◆ **SUPPLIED MATERIAL**:

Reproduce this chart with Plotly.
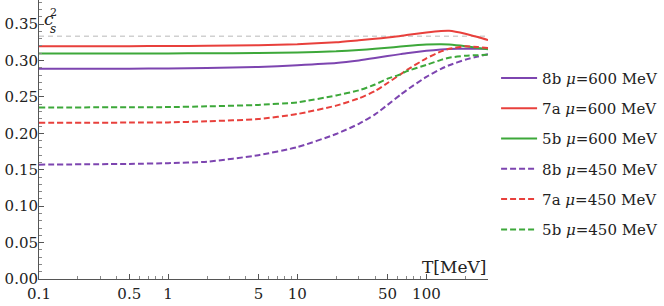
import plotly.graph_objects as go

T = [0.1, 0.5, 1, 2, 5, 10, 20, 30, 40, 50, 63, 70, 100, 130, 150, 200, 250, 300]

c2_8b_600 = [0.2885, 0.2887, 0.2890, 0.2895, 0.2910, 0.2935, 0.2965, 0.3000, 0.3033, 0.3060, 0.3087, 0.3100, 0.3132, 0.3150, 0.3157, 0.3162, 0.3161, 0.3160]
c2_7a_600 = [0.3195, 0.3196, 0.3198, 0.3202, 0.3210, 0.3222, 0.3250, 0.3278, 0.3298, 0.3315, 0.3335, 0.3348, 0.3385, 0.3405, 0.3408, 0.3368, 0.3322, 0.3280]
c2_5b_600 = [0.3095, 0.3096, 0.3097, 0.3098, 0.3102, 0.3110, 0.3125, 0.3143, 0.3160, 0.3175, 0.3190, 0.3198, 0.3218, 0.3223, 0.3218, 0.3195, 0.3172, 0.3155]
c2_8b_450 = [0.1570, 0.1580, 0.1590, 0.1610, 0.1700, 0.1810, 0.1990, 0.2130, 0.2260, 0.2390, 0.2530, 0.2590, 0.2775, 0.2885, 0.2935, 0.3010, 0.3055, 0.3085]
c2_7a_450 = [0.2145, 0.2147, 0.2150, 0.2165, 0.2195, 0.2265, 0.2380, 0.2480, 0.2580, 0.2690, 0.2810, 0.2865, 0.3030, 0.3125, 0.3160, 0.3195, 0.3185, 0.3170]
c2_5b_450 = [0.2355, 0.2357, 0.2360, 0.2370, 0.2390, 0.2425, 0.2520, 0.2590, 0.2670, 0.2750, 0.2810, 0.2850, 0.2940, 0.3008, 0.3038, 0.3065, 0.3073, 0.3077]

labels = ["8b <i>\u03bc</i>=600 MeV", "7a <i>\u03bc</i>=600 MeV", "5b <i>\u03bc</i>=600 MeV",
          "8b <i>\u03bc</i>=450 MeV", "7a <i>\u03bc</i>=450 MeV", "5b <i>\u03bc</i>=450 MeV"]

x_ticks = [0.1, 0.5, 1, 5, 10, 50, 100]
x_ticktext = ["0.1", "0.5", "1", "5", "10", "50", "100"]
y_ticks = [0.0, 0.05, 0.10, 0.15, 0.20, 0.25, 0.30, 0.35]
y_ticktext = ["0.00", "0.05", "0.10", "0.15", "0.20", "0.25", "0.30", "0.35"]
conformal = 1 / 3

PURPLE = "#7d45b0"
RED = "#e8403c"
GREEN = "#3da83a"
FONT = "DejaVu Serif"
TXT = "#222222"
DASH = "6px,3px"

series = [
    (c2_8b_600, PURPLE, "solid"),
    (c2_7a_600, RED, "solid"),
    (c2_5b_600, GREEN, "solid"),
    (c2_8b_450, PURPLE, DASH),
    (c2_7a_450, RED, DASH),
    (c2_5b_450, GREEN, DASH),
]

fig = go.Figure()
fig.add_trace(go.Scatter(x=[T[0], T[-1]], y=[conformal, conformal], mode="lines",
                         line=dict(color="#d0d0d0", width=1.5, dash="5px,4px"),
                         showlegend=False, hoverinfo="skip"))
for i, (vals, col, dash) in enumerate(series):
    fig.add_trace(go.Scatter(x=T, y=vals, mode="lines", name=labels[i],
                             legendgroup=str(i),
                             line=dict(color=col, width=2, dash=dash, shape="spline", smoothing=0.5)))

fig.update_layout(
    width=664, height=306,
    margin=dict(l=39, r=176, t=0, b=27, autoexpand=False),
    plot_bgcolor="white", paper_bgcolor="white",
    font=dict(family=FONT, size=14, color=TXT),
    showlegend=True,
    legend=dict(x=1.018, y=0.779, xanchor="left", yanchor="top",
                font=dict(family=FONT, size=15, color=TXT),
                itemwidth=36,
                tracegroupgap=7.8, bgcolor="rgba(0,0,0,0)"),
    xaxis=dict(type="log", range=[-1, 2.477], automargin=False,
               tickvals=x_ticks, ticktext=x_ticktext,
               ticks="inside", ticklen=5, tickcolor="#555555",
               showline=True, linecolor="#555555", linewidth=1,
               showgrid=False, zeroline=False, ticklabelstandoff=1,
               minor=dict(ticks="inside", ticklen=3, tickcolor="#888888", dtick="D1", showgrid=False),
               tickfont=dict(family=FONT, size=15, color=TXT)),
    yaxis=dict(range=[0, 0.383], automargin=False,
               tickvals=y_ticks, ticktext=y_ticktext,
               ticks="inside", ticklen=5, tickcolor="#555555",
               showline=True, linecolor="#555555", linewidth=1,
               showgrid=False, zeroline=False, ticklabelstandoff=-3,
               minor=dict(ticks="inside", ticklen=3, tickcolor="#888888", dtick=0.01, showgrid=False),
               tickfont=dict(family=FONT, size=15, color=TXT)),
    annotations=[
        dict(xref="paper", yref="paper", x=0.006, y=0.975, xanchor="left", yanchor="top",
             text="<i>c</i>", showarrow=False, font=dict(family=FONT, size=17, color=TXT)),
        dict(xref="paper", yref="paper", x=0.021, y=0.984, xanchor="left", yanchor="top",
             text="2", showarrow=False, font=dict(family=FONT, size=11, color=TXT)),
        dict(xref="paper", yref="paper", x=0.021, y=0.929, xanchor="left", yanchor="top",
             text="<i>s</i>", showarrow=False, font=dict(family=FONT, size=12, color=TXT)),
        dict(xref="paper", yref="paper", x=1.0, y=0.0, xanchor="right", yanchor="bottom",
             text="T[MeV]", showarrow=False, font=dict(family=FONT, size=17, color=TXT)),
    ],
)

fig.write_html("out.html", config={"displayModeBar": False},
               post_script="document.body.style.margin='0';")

◆ **STATED TASK**: Pictures stay out. Print the data exactly, from its first line through the line containing "200, 250, 300]".

◆ **RESPONSE FOR THIS EXERCISE**:
Reproduce this chart with Plotly.
import plotly.graph_objects as go

T = [0.1, 0.5, 1, 2, 5, 10, 20, 30, 40, 50, 63, 70, 100, 130, 150, 200, 250, 300]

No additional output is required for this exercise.